---------- Data supplied

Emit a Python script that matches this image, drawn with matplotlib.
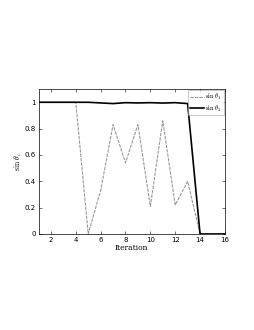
import matplotlib
matplotlib.use("Agg")
import matplotlib.pyplot as plt

iterations = list(range(1, 17))
sin_theta1 = [1, 1, 1, 1, 0, 0.33, 0.83, 0.54, 0.83, 0.21, 0.86, 0.22, 0.40, 0, 0, 0]
sin_theta2 = [1, 1, 1, 1, 1, 0.995, 0.99, 0.997, 0.995, 0.997, 0.994, 0.997, 0.99, 0, 0, 0]
xticks = [2, 4, 6, 8, 10, 12, 14, 16]
yticks = [0, 0.2, 0.4, 0.6, 0.8, 1]

plt.rcParams['mathtext.fontset'] = 'cm'
fig = plt.figure(figsize=(2.55, 3.3), dpi=100)
ax = fig.add_axes([0.151, 0.291, 0.731, 0.439])
ax.plot(iterations, sin_theta1, linestyle='--', color='#999999', lw=0.8, label=r'$\sin\,\theta_1$', dashes=(3, 1))
ax.plot(iterations, sin_theta2, linestyle='-', color='black', lw=1.2, label=r'$\sin\,\theta_2$')
ax.set_xlim(1, 16)
ax.set_ylim(0, 1.1)
ax.set_xticks(xticks)
ax.set_yticks(yticks)
ax.set_yticklabels(['0', '0.2', '0.4', '0.6', '0.8', '1'])
ax.tick_params(labelsize=5, length=2, width=0.4, direction='in', pad=2, top=True, right=True)
for s in ax.spines.values():
    s.set_linewidth(0.5)
ax.set_xlabel('Iteration', fontsize=5.5, family='DejaVu Serif', labelpad=1)
ax.set_ylabel(r'$\sin\,\theta_i$', fontsize=5.5, labelpad=0)
leg = ax.legend(loc='upper right', fontsize=4.5, frameon=True, fancybox=False, edgecolor='#888888',
                borderpad=0.3, handlelength=2.2, labelspacing=0.2, handletextpad=0.3, borderaxespad=0.2)
leg.get_frame().set_linewidth(0.4)
fig.savefig('out.png', dpi=100)
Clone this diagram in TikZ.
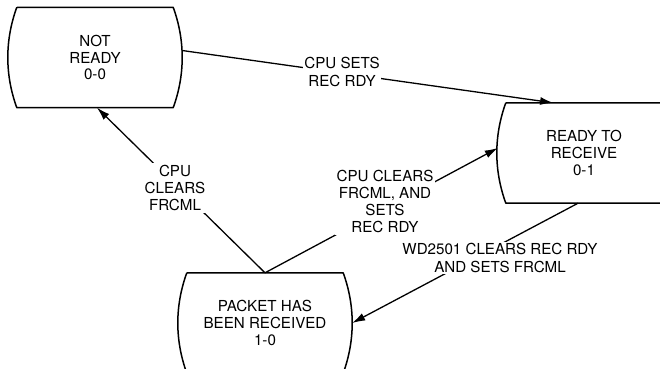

--------------------

- Written request -
Give all the lines above again, character for character, without pictures.

- Solution for this problem -
Emit a Python script that matches this image, drawn with matplotlib.
import matplotlib
matplotlib.use("Agg")
import matplotlib.pyplot as plt

iterations = list(range(1, 17))
sin_theta1 = [1, 1, 1, 1, 0, 0.33, 0.83, 0.54, 0.83, 0.21, 0.86, 0.22, 0.40, 0, 0, 0]
sin_theta2 = [1, 1, 1, 1, 1, 0.995, 0.99, 0.997, 0.995, 0.997, 0.994, 0.997, 0.99, 0, 0, 0]
xticks = [2, 4, 6, 8, 10, 12, 14, 16]
yticks = [0, 0.2, 0.4, 0.6, 0.8, 1]

plt.rcParams['mathtext.fontset'] = 'cm'
fig = plt.figure(figsize=(2.55, 3.3), dpi=100)
ax = fig.add_axes([0.151, 0.291, 0.731, 0.439])
ax.plot(iterations, sin_theta1, linestyle='--', color='#999999', lw=0.8, label=r'$\sin\,\theta_1$', dashes=(3, 1))
ax.plot(iterations, sin_theta2, linestyle='-', color='black', lw=1.2, label=r'$\sin\,\theta_2$')
ax.set_xlim(1, 16)
ax.set_ylim(0, 1.1)
ax.set_xticks(xticks)
ax.set_yticks(yticks)
ax.set_yticklabels(['0', '0.2', '0.4', '0.6', '0.8', '1'])
ax.tick_params(labelsize=5, length=2, width=0.4, direction='in', pad=2, top=True, right=True)
for s in ax.spines.values():
    s.set_linewidth(0.5)
ax.set_xlabel('Iteration', fontsize=5.5, family='DejaVu Serif', labelpad=1)
ax.set_ylabel(r'$\sin\,\theta_i$', fontsize=5.5, labelpad=0)
leg = ax.legend(loc='upper right', fontsize=4.5, frameon=True, fancybox=False, edgecolor='#888888',
                borderpad=0.3, handlelength=2.2, labelspacing=0.2, handletextpad=0.3, borderaxespad=0.2)
leg.get_frame().set_linewidth(0.4)
fig.savefig('out.png', dpi=100)
Clone this diagram in TikZ.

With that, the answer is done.